On the economic front, AI tools such as automated counting, precision feeding, and vision-based weight estimation are helping farms increase productivity while optimizing labor and feed use. These technologies contribute to consistent product quality and better margins, especially for large-scale producers.

For environmental sustainability, AI supports odor and ammonia prediction, advanced ventilation monitoring, and data-driven control strategies that reduce energy use and emissions. However, the review notes that environmental applications remain underrepresented, with far fewer studies compared to welfare and production-related work.

Barriers to widespread adoption

Despite proven potential, the study states that AI in poultry farming faces several practical obstacles that limit its commercial impact.

One of the biggest challenges is the lack of open standards and benchmarks for models and data, which hampers system interoperability and slows innovation. The authors also highlight the burden of continuous sensor-based monitoring, which raises computational demands and reliability issues for farms.

Many existing solutions stop at detection or risk scoring without integrating automated control, leaving farmers to interpret data rather than act on it directly. This gap between perception and action prevents AI from fully optimizing conditions in poultry houses.

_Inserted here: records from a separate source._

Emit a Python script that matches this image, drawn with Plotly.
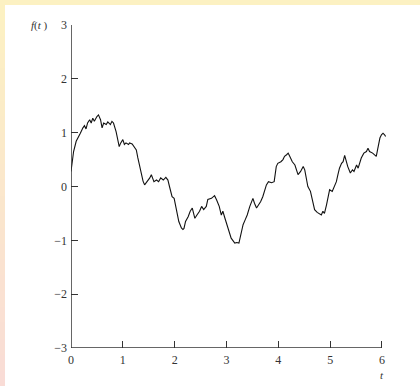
import plotly.graph_objects as go

# Sample path f(t) on 0 <= t <= 6
t_vals = [0.00, 0.05, 0.10, 0.14, 0.18, 0.23, 0.26, 0.29, 0.32, 0.36, 0.39, 0.42, 0.45,
          0.50, 0.53, 0.57, 0.60, 0.63, 0.68, 0.71, 0.76, 0.79, 0.82, 0.87, 0.90, 0.93,
          0.96, 1.00, 1.03, 1.06, 1.11, 1.13, 1.18, 1.23, 1.26, 1.29, 1.33, 1.36, 1.39,
          1.42, 1.47, 1.52, 1.55, 1.60, 1.65, 1.69, 1.73, 1.78, 1.83, 1.87, 1.90, 1.95,
          1.99, 2.03, 2.08, 2.13, 2.16, 2.18, 2.21, 2.26, 2.30, 2.34, 2.39, 2.43, 2.48,
          2.52, 2.56, 2.61, 2.64, 2.71, 2.77, 2.81, 2.86, 2.90, 2.93, 2.97, 3.03, 3.09,
          3.16, 3.20, 3.24, 3.29, 3.32, 3.36, 3.40, 3.45, 3.48, 3.51, 3.54, 3.58, 3.62,
          3.66, 3.70, 3.74, 3.77, 3.81, 3.87, 3.92, 3.94, 3.96, 3.99, 4.05, 4.09, 4.12,
          4.16, 4.19, 4.22, 4.27, 4.32, 4.38, 4.43, 4.48, 4.51, 4.54, 4.57, 4.62, 4.66,
          4.70, 4.75, 4.79, 4.83, 4.86, 4.89, 4.93, 4.96, 4.99, 5.04, 5.09, 5.12, 5.15,
          5.18, 5.22, 5.25, 5.28, 5.31, 5.34, 5.39, 5.43, 5.46, 5.51, 5.54, 5.57, 5.60,
          5.65, 5.70, 5.73, 5.76, 5.82, 5.86, 5.89, 5.92, 5.96, 5.99, 6.02, 6.05, 6.07]
f_vals = [0.28, 0.65, 0.84, 0.93, 0.99, 1.09, 1.13, 1.07, 1.18, 1.24, 1.18, 1.27, 1.21,
          1.30, 1.33, 1.24, 1.09, 1.18, 1.15, 1.20, 1.15, 1.21, 1.18, 1.02, 0.90, 0.74,
          0.81, 0.87, 0.78, 0.81, 0.78, 0.81, 0.79, 0.71, 0.68, 0.53, 0.37, 0.19, 0.10,
          0.03, 0.09, 0.16, 0.22, 0.09, 0.12, 0.09, 0.16, 0.12, 0.17, 0.12, 0.00, -0.19,
          -0.22, -0.40, -0.65, -0.77, -0.80, -0.78, -0.65, -0.56, -0.46, -0.40, -0.59, -0.53, -0.46,
          -0.37, -0.43, -0.37, -0.24, -0.22, -0.17, -0.25, -0.37, -0.53, -0.46, -0.59, -0.80, -0.96,
          -1.05, -1.04, -1.05, -0.84, -0.71, -0.62, -0.53, -0.37, -0.31, -0.22, -0.31, -0.40, -0.34,
          -0.28, -0.19, -0.06, 0.03, 0.09, 0.07, 0.09, 0.22, 0.37, 0.43, 0.46, 0.50, 0.56,
          0.59, 0.62, 0.56, 0.46, 0.40, 0.22, 0.28, 0.37, 0.31, 0.16, 0.00, -0.09, -0.25,
          -0.43, -0.48, -0.50, -0.53, -0.46, -0.50, -0.34, -0.19, -0.06, -0.09, 0.03, 0.09, 0.22,
          0.34, 0.43, 0.46, 0.58, 0.46, 0.37, 0.25, 0.31, 0.28, 0.40, 0.34, 0.43, 0.53,
          0.62, 0.65, 0.71, 0.65, 0.62, 0.59, 0.56, 0.71, 0.90, 0.96, 0.99, 0.96, 0.93]

x_ticks = [0, 1, 2, 3, 4, 5, 6]
y_ticks = [-3, -2, -1, 0, 1, 2, 3]

W, H = 420, 386
L, R, T, B = 71, 34, 25, 38
pw, ph = W - L - R, H - T - B
x_max = pw / 51.83

AX = "#333333"
SERIF = "Liberation Serif, Times New Roman, serif"


def px_to_paper_x(px):
    return (px - L) / pw


def py_to_paper_y(py):
    return (H - B - py) / ph


fig = go.Figure()
fig.add_trace(go.Scatter(x=t_vals, y=f_vals, mode="lines",
                         line=dict(color="#111111", width=1.1),
                         hoverinfo="skip", showlegend=False))

shapes = []
# page band: pale yellow top edge, left edge shading from yellow to pink
shapes.append(dict(type="rect", xref="paper", yref="paper", layer="below",
                   x0=px_to_paper_x(0), x1=px_to_paper_x(W),
                   y0=py_to_paper_y(H), y1=py_to_paper_y(0),
                   fillcolor="#FCF1C2", line=dict(width=0)))
n_strips = 24
c0 = (252, 241, 194)
c1 = (249, 220, 214)
for i in range(n_strips):
    a = i / (n_strips - 1)
    col = tuple(round(c0[k] + (c1[k] - c0[k]) * a) for k in range(3))
    y_top = 5 + (H - 5) * i / n_strips
    y_bot = 5 + (H - 5) * (i + 1) / n_strips
    shapes.append(dict(type="rect", xref="paper", yref="paper", layer="below",
                       x0=px_to_paper_x(0), x1=px_to_paper_x(5),
                       y0=py_to_paper_y(y_bot + 0.5), y1=py_to_paper_y(y_top),
                       fillcolor="rgb(%d,%d,%d)" % col, line=dict(width=0)))
shapes.append(dict(type="rect", xref="paper", yref="paper", layer="below",
                   x0=px_to_paper_x(5), x1=px_to_paper_x(W),
                   y0=py_to_paper_y(H), y1=py_to_paper_y(5),
                   fillcolor="white", line=dict(width=0)))
# axis lines
shapes.append(dict(type="line", xref="x", yref="y", x0=0, x1=6, y0=-3, y1=-3,
                   line=dict(color=AX, width=1.5)))
shapes.append(dict(type="line", xref="x", yref="y", x0=0, x1=0, y0=-3, y1=3,
                   line=dict(color=AX, width=1.5)))

fig.update_layout(
    width=W, height=H,
    margin=dict(l=L, r=R, t=T, b=B, pad=0),
    paper_bgcolor="white", plot_bgcolor="rgba(0,0,0,0)",
    shapes=shapes,
    xaxis=dict(range=[0, x_max], tickvals=x_ticks, ticktext=[str(v) for v in x_ticks],
               ticks="inside", ticklen=7, tickwidth=1.2, tickcolor=AX,
               ticklabelstandoff=3,
               showline=False, showgrid=False, zeroline=False,
               tickfont=dict(family=SERIF, size=12, color=AX), fixedrange=True),
    yaxis=dict(range=[-3, 3], tickvals=y_ticks,
               ticks="inside", ticklen=7, tickwidth=1.2, tickcolor=AX,
               ticklabelstandoff=3,
               showline=False, showgrid=False, zeroline=False,
               tickfont=dict(family=SERIF, size=12, color=AX), fixedrange=True),
    annotations=[
        dict(text="<i>f</i>(<i>t</i> )", x=px_to_paper_x(39.5), y=py_to_paper_y(25),
             xref="paper", yref="paper", xanchor="center", yanchor="middle",
             showarrow=False, font=dict(family=SERIF, size=11, color=AX)),
        dict(text="<i>t</i>", x=px_to_paper_x(382), y=py_to_paper_y(375),
             xref="paper", yref="paper", xanchor="center", yanchor="middle",
             showarrow=False, font=dict(family=SERIF, size=11, color=AX)),
    ],
    showlegend=False,
)

fig.write_html("out.html")
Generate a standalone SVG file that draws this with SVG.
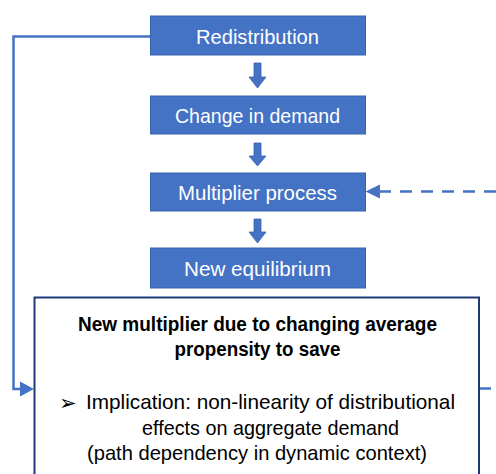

Economic hurdles persist as well, with high upfront costs and uncertain long-term returns discouraging investment, especially among smaller farms. Data ownership and privacy concerns also deter adoption in regions with limited regulatory guidance.

The review further points out a strong research bias toward vision-based technologies, with relatively little work devoted to integrating audio analytics, gas sensing, or microclimate telemetry, factors that could enhance the reliability and scope of AI-driven management.

Roadmap for future progress

To realize AI’s full potential in chicken farming, the authors call for a shift from isolated pilot projects to multi-season, commercial-scale deployments that measure long-term reliability, sensor calibration needs, and energy consumption. Such deployments can help build evidence for the economic value of AI-driven systems and guide refinements in real-world conditions.

They also recommend prioritizing the development of low-cost, robust solutions that can integrate with existing farm infrastructure and operate in challenging conditions without frequent maintenance.

A critical priority is the creation of perception–cognition–action pipelines that close the loop between sensing and automated control. These pipelines should be supported by online learning capabilities, enabling systems to adapt dynamically to changing flock conditions and environmental variables.

The review highlights the importance of expanding beyond visual sensors to include audio analytics, zero-drift gas probes, microclimate telemetry, and energy-harvesting wearables, which can provide a more complete picture of flock welfare and environmental quality.

Finally, the authors urge the development of open standards and collaborative data frameworks to enable benchmarking and interoperability, paving the way for more rapid, evidence-based progress in the sector.